Modèle réduit , donc cette année, pour Design Miami/ Basel. Mais plus de remplissage en fond de foire, avec des galeries et éditeurs souvent de seconde zone, portant préjudice à l'image du domaine. Avec plus d'unité, ce qui est proposé paraît de meilleure qualité. On se retrouve toutefois en territoire essentiellement français, les meilleurs du vintage et même du design contemporain venant essentiellement de Paris. Ils ont amené du «lourd». Sur des étagères : seize chaises de Prouvé, toutes de typologies et de couleurs différentes, à la galerie Patrick Seguin (du début des années 30, avec l'historique chaise «Cité», aux années 50 et ses emblématiques chaises «Métropoles n°305», sans oublier le magistral fauteuil «Direction n° 353» pivotant. Sur des podiums : une sélection de pièces iconiques réunissant des sièges des années 1980-1990, chez Ketabi-Bourdet. Soit 15 modèles de Ron Arad, Garouste et Bonneti, François Morellet, Philippe Starck, Martin Szekely ou Jean-Michel Wilmotte. La scénographie est signée par l'artiste français Bruno Rousseaud, chez Ketabi Bourdet. Presque tout le stand s'est vendu dès le vernissage.
Pièces de collection
Lalanne est toujours au top de sa cote. Partout dans les dernières ventes aux enchères, il n'a pas lassé les amateurs. Au contraire. Les La pièce la plus chère de la foire est un âne avec ses paniers remplis de fleurs de François-Xavier, proposé entre 5 et 6 millions d'euros par la galerie de Mitterrand. Il vient de décrocher un record à 8 millions d'euros, chez Christie's. Il a donc de bonne chance de trouver preneur. «Nous avons déjà vendu plusieurs pièces importantes dont les prix se situent entre 300.000 et 2 millions d'euros, dont un "banc Bambiloba", un ensemble de deux "Moutons de pierre" et un "lapin-chou". Nous sommes en pourparlers avec une importante collection américaine pour "L'Âne Planté" et avec une fondation française pour le "Singe Attentif " », commente le duo père et fils, Jean-Gabriel et Edouard Mitterrand.
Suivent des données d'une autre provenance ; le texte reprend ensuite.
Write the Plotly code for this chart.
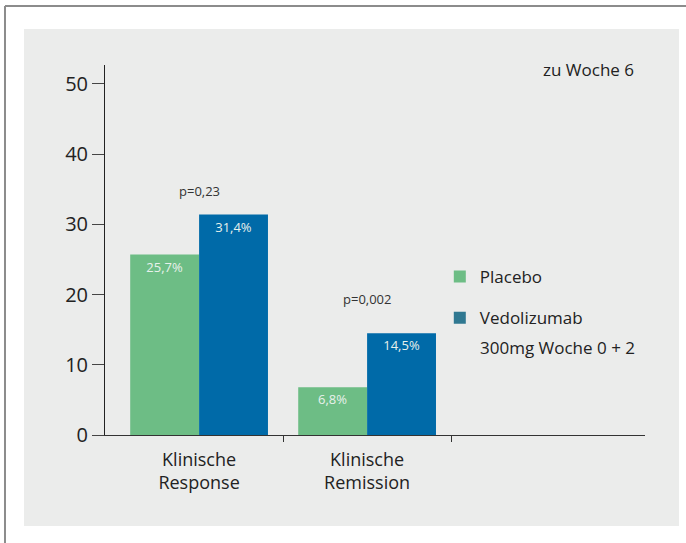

Beaucoup d'autres pièces historiques sont à ne pas manquer comme le rare canapé trois places «Stoleru» de Martin Szekely datant des années 1980 (260.000 euros), en velours bleu nuit et le bureau, pièce unique par son retour de casiers, une commande spéciale de 1985 en métal noir et plateau de verre (300.000 euros). Le canapé est réservé et le siège «Pi» est vendu à une fondation. Table aux Caryatides historique, pas tout à fait carrée, de Diego Giacometti, en bronze patiné brun et vert, surmontée d'un plateau en verre monogramme D.G et signée Diego, vers 1976, provenant de la collection Jerry Ganz, sur le stand ultra-chic de Jacques Lacoste (prix affiché de 4 millions d'euros, pour cette table repérée par le marchand de l'avenue Matignon, en vente publique). Elle voisine avec du mobilier et des objets de Jean Royère dont un grand lustre Mosquée à douze lumières en métal peint en noir et or (vers 1962).
Pour les amoureux de la céramique, rendez-vous chez le Bruxellois Pierre-Marie Giraud, pour acheter un des petits ou grands champignons lampes rouges ou verts du Belge Jos Devriendt (à partir de 6000 euros). Pour le plus Pop du design, chez Scène ouverte, avec les lampes vertes et roses à poser au sol dont seule l'artiste Léa Mestre, designer française trentenaire, a le secret de la technique (de 8000 à 14.000 euros). Pour le plus technologique, chez Kreo, avec les luminaires noires incroyables, faits de modules de précision automobile, par l'Allemand de Berlin Constantin Gricic, déjà dans les collections du Moma ou des Arts Décoratifs. Il est à voir dans une exposition sensationnelle à la galerie Kreo, rue Dauphine. Tout le gratin de l'art a déjà acheté ses nouvelles créations.
Prochaine étape : Paris
Pour la première fois Design Miami devrait sortir des frontières de Bâle et de Miami, en arrivant à Paris, du 17 au 22 octobre, pendant la semaine de Paris + par Art Basel qui a remplacé depuis l'année dernière la Fiac, au Grand Palais Ephémère. Sa directrice Jane Roberts avait tenté d'imposer la foire de design en 2023 mais faute de lieu - après un refus de la préfecture de l'installer sous une tente à la Concorde par peur des manifestations -, elle avait été annulée en dernière minute. Le design est un secteur fort dans la capitale et les retombées, par la venue des collectionneurs étrangers ou de leurs émissaires décorateurs, ne sont pas négligeables.
Bel écrin de boiseries dans lequel on ne pourra pas mettre un clou au mur, le lieu fait grincer des dents. Il s'agit de l'hôtel particulier du 51 rue de l'Université, acquis en 2010 par Ali Bongo, le fils du président gabonais Omar Bongo (1935-2009), comme l'a révélé Le Monde, le jour du démarrage d'Art Basel. Et «les magistrats anticorruption français traquent depuis 2007 le luxueux patrimoine immobilier détenu en France par l'ancien président gabonais». Pour rendre le lieu plus glamour, mieux vaut évoquer son ancien propriétaire, la famille Pozzo di Borgo qui s'y installa de 1840 à 2010. L'un des descendants, Philippe Pozzo di Borgo, mort le 1er juin, fut le héros du film Intouchables qui a fait des records d'entrées au Cinéma. Un outil de communication que les organisateurs ne manqueront pas de mettre en avant.